By the way, even if the Court of Appeals had carelessly described application of the pre-AEDPA version of §2254(d) in the manner which the Court suggests, that would have been no worse than what we have done. For example, in Demosthenes v. Baal, 495 U. S. 731, 735 (1990) (per curiam), we stated that a federal court may not overturn a state habeas court’s factual determinations “unless it concludes that they are not ‘fairly supported by the record.’ See 28 U. S. C. §2254(d)(8).” And in Parker v. Dugger, 498 U. S. 308, 320 (1991), we explained that a federal habeas court “is not to overturn a factual conclusion of a state court, including a state appellate court, unless the conclusion is not ‘fairly supported by the record.’ ”[Footnote 2]
* * *
Generally speaking, we have no power to set aside the duly entered judgment of a lower federal court unless we find it to have been in error. More specifically, except where there has been an intervening legal development (such as a subsequently announced opinion of ours) that might alter the judgment below, we cannot grant a petition for certiorari, vacate the judgment below, and remand the case (GVR) simply to obtain a re-do. Webster v. Cooper, 558 U. S. ___, ___ (2009) (Scalia, J., dissenting) (slip op., at 3). Yet today the Court vacates the judgment of the Eleventh Circuit on the basis of an error that court did not commit, with respect to a statutory issue that had never previously been raised, and remands for more extensive consideration of a new argument that might affect the judgment. Under the taxonomy of our increasingly unprincipled GVR practice, this creature is of the same genus as the “Summary Remand for a More Extensive Opinion than Petitioner Requested” (SRMEOPR). Id., at ___ (slip op., at 4).
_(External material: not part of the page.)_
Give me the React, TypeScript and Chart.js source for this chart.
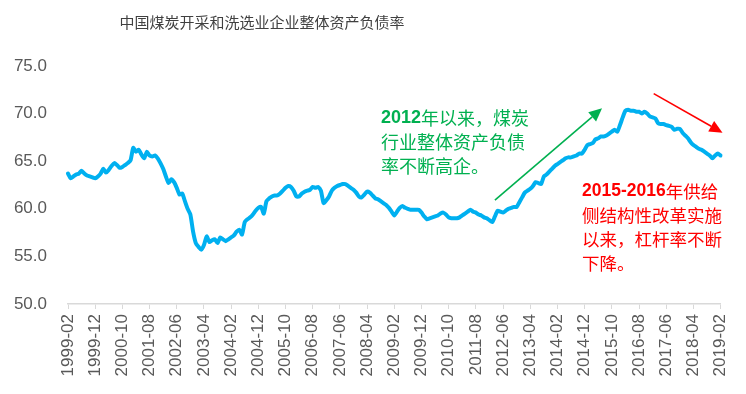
import React, { useEffect, useRef } from "react";
import { Chart, registerables } from "chart.js";

Chart.register(...registerables);

// ---- data ----
const START_YEAR = 1999;
const START_MONTH = 2;
const MONTHS = 241;
const categories: string[] = [];
for (let k = 0; k < MONTHS; k++) {
  const m = START_MONTH - 1 + k;
  const y = START_YEAR + Math.floor(m / 12);
  const mm = (m % 12) + 1;
  categories.push(`${y}-${String(mm).padStart(2, "0")}`);
}

const debtRatio: number[] = [
  63.7, 63.2, 63.4, 63.6, 63.7, 64.0, 63.7, 63.5, 63.4, 63.3,
  63.2, 63.4, 63.7, 64.2, 63.8, 64.1, 64.5, 64.8, 64.6, 64.3,
  64.4, 64.6, 64.8, 65.1, 66.4, 66.0, 66.2, 65.7, 65.3, 66.0,
  65.6, 65.5, 65.6, 65.3, 64.8, 64.2, 63.4, 62.7, 63.1, 62.8,
  62.2, 61.5, 61.6, 60.8, 60.0, 59.4, 57.6, 56.4, 56.0, 55.7,
  56.2, 57.1, 56.5, 56.7, 56.8, 56.4, 57.0, 56.8, 56.6, 56.8,
  57.0, 57.2, 57.6, 57.8, 57.3, 58.6, 58.9, 59.1, 59.4, 59.8,
  60.1, 60.2, 59.5, 60.8, 61.1, 61.3, 61.4, 61.4, 61.6, 61.9,
  62.2, 62.4, 62.3, 61.9, 61.3, 61.3, 61.6, 61.8, 61.9, 62.0,
  62.3, 62.2, 62.3, 61.9, 60.6, 60.9, 61.3, 61.9, 62.2, 62.4,
  62.5, 62.6, 62.6, 62.4, 62.2, 62.0, 61.7, 61.3, 61.2, 61.5,
  61.8, 61.7, 61.4, 61.1, 61.0, 60.8, 60.6, 60.4, 60.1, 59.7,
  59.3, 59.7, 60.1, 60.3, 60.1, 60.0, 59.9, 59.9, 59.9, 59.9,
  59.6, 59.2, 58.9, 59.0, 59.1, 59.2, 59.3, 59.5, 59.6, 59.4,
  59.1, 59.0, 59.0, 59.0, 59.1, 59.3, 59.5, 59.7, 59.9, 59.7,
  59.6, 59.4, 59.3, 59.1, 59.0, 58.8, 58.6, 59.2, 59.8, 59.7,
  59.6, 59.8, 60.0, 60.1, 60.2, 60.2, 60.7, 61.2, 61.7, 61.9,
  62.1, 62.4, 62.8, 62.7, 62.6, 63.4, 63.6, 63.9, 64.2, 64.5,
  64.7, 64.9, 65.1, 65.3, 65.4, 65.4, 65.5, 65.6, 65.8, 65.8,
  66.2, 66.7, 66.8, 66.9, 67.3, 67.4, 67.6, 67.6, 67.7, 67.9,
  68.1, 68.3, 68.1, 68.8, 69.6, 70.3, 70.4, 70.3, 70.3, 70.2,
  70.2, 70.0, 70.2, 70.0, 69.7, 69.6, 69.5, 69.0, 68.9, 68.9,
  68.8, 68.7, 68.6, 68.3, 68.4, 68.4, 68.0, 67.7, 67.4, 67.0,
  66.7, 66.5, 66.3, 66.2, 66.0, 65.8, 65.6, 65.3, 65.6, 65.8,
  65.6,
];

const TICK_EVERY = 10;
const Y_MIN = 50;
const Y_MAX = 75;
const Y_STEP = 5;

const chartTitle = "中国煤炭开采和洗选业企业整体资产负债率";
// [bold latin part, CJK part]
const greenNote: [string, string][] = [
  ["2012", "年以来，煤炭"],
  ["", "行业整体资产负债"],
  ["", "率不断高企。"],
];
const redNote: [string, string][] = [
  ["2015-2016", "年供给"],
  ["", "侧结构性改革实施"],
  ["", "以来，杠杆率不断"],
  ["", "下降。"],
];
// arrows in data coordinates: [fromIndex, fromValue, toIndex, toValue]
const greenArrow = [157.0, 60.9, 196.4, 70.55];
const redArrow = [215.4, 72.1, 240.7, 68.0];

const GREEN = "#00B050";
const RED = "#FF0000";
const LINE = "#00B0F0";
const CJK = '"Noto Sans CJK SC", sans-serif';
const LATIN = '"Liberation Sans", Arial, sans-serif';

function drawArrow(ctx: CanvasRenderingContext2D, x1: number, y1: number, x2: number, y2: number, color: string) {
  const ang = Math.atan2(y2 - y1, x2 - x1);
  const headLen = 13;
  const headW = 6;
  const bx = x2 - headLen * Math.cos(ang);
  const by = y2 - headLen * Math.sin(ang);
  ctx.save();
  ctx.strokeStyle = color;
  ctx.fillStyle = color;
  ctx.lineWidth = 1.6;
  ctx.beginPath();
  ctx.moveTo(x1, y1);
  ctx.lineTo(bx, by);
  ctx.stroke();
  ctx.beginPath();
  ctx.moveTo(x2, y2);
  ctx.lineTo(bx + headW * Math.sin(ang), by - headW * Math.cos(ang));
  ctx.lineTo(bx - headW * Math.sin(ang), by + headW * Math.cos(ang));
  ctx.closePath();
  ctx.fill();
  ctx.restore();
}

function drawNote(ctx: CanvasRenderingContext2D, lines: [string, string][], x: number, y0: number, gap: number, size: number, color: string) {
  ctx.save();
  ctx.fillStyle = color;
  ctx.textBaseline = "middle";
  ctx.textAlign = "left";
  lines.forEach(([latin, cjk], i) => {
    const y = y0 + i * gap;
    let cx = x;
    if (latin) {
      ctx.font = `bold ${size}px ${LATIN}`;
      ctx.fillText(latin, cx, y);
      cx += ctx.measureText(latin).width;
    }
    ctx.font = `${size}px ${CJK}`;
    ctx.fillText(cjk, cx, y);
  });
  ctx.restore();
}

const annotationPlugin = {
  id: "annotations",
  afterDraw(chart: any) {
    const ctx: CanvasRenderingContext2D = chart.ctx;
    const xs = chart.scales.x;
    const ys = chart.scales.y;
    ctx.save();
    ctx.fillStyle = "#404040";
    ctx.font = `15px ${CJK}`;
    ctx.textAlign = "center";
    ctx.textBaseline = "middle";
    ctx.fillText(chartTitle, 262, 22);
    ctx.restore();

    drawNote(ctx, greenNote, 381, 118, 24, 18, GREEN);
    drawNote(ctx, redNote, 582, 191, 24, 17.5, RED);

    const [ga, gb, gc, gd] = greenArrow;
    drawArrow(ctx, xs.getPixelForValue(ga), ys.getPixelForValue(gb), xs.getPixelForValue(gc), ys.getPixelForValue(gd), GREEN);
    const [ra, rb, rc, rd] = redArrow;
    drawArrow(ctx, xs.getPixelForValue(ra), ys.getPixelForValue(rb), xs.getPixelForValue(rc), ys.getPixelForValue(rd), RED);
  },
};

export default function App() {
  const ref = useRef<HTMLCanvasElement | null>(null);
  useEffect(() => {
    if (!ref.current) return;
    const chart = new Chart(ref.current, {
      type: "line",
      data: {
        labels: categories,
        datasets: [
          {
            data: debtRatio,
            borderColor: LINE,
            backgroundColor: LINE,
            borderWidth: 4,
            pointRadius: 0,
            tension: 0.2,
            borderJoinStyle: "round",
            borderCapStyle: "round",
          },
        ],
      },
      options: {
        animation: false,
        responsive: false,
        maintainAspectRatio: false,
        layout: { padding: { left: 0, right: 23, top: 66, bottom: 0 } },
        plugins: { legend: { display: false }, tooltip: { enabled: false }, title: { display: false } },
        scales: {
          x: {
            type: "category",
            offset: false,
            grid: { display: true, drawOnChartArea: false, drawTicks: true, tickLength: 5, color: "#D9D9D9" },
            border: { display: true, color: "#D9D9D9", width: 1.5 },
            ticks: {
              autoSkip: false,
              maxRotation: 90,
              minRotation: 90,
              padding: 5,
              color: "#595959",
              font: { family: LATIN, size: 17 },
              callback: (_v: any, i: number) => (i % TICK_EVERY === 0 ? categories[i] : null),
            },
            afterFit: (s: any) => { s.height = 90; },
          },
          y: {
            min: Y_MIN,
            max: Y_MAX,
            grid: { display: false, drawTicks: false },
            border: { display: false },
            ticks: {
              stepSize: Y_STEP,
              padding: 21,
              color: "#595959",
              font: { family: LATIN, size: 17 },
              callback: (v: any) => Number(v).toFixed(1),
            },
            afterFit: (s: any) => { s.width = 68; },
          },
        },
      },
      plugins: [annotationPlugin],
    });
    return () => chart.destroy();
  }, []);
  return (
    <div style={{ position: "absolute", left: 0, top: 0, width: 746, height: 394, background: "#fff" }}>
      <canvas ref={ref} width={746} height={394} style={{ width: 746, height: 394 }} />
    </div>
  );
}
But it is a distinctly odious species, deserving of its own name: Summary Remand to Ponder a Point Raised Neither Here nor Below (SRPPRNHB).
These four exceptions in 28 U. S. C. §2254(d) (1994 ed.) were:
“(2) that the factfinding procedure employed by the State court was not adequate to afford a full and fair hearing;
. . . . .
“(6) that the applicant did not receive a full, fair, and adequate hearing in the State court proceeding; or
“(7) that the applicant was otherwise denied due process of law in the State court proceeding;
“(8) or unless … the Federal court on a consideration of [the relevant] part of the record as a whole concludes that such factual determination is not fairly supported by the record … .”Footnote 2
The Court attempts to distinguish these two cases on the ground that they contained “no suggestion that any other provisions enumerated in §2254(d) were at issue,” whereas “[t]hat is not the case here.” Ante, at 10. That is simply not so. As already noted, there was no “suggestion” here (let alone an actual argument) that paragraphs (2), (6), or (7) were in issue. And if the Court means no more than that petitioner here made some process-type noises, the same was true—and indeed more true—of Parker and Demosthenes. In Parker, we stated the “crux of [petitioner’s] contentions” was that the state courts “fail[ed] to treat adequately” the evidence he presented. 498 U. S., at 313. In Demosthenes, the Ninth Circuit had said that the state court’s process for determining whether the capital inmate was competent was deficient because “ ‘a full evidentiary hearing on competence should have been held.’ ” 495 U. S., at 736 (quoting Order in Baal v. Godinez, No. 90–15716 (CA9, June 2, 1990), p. 5).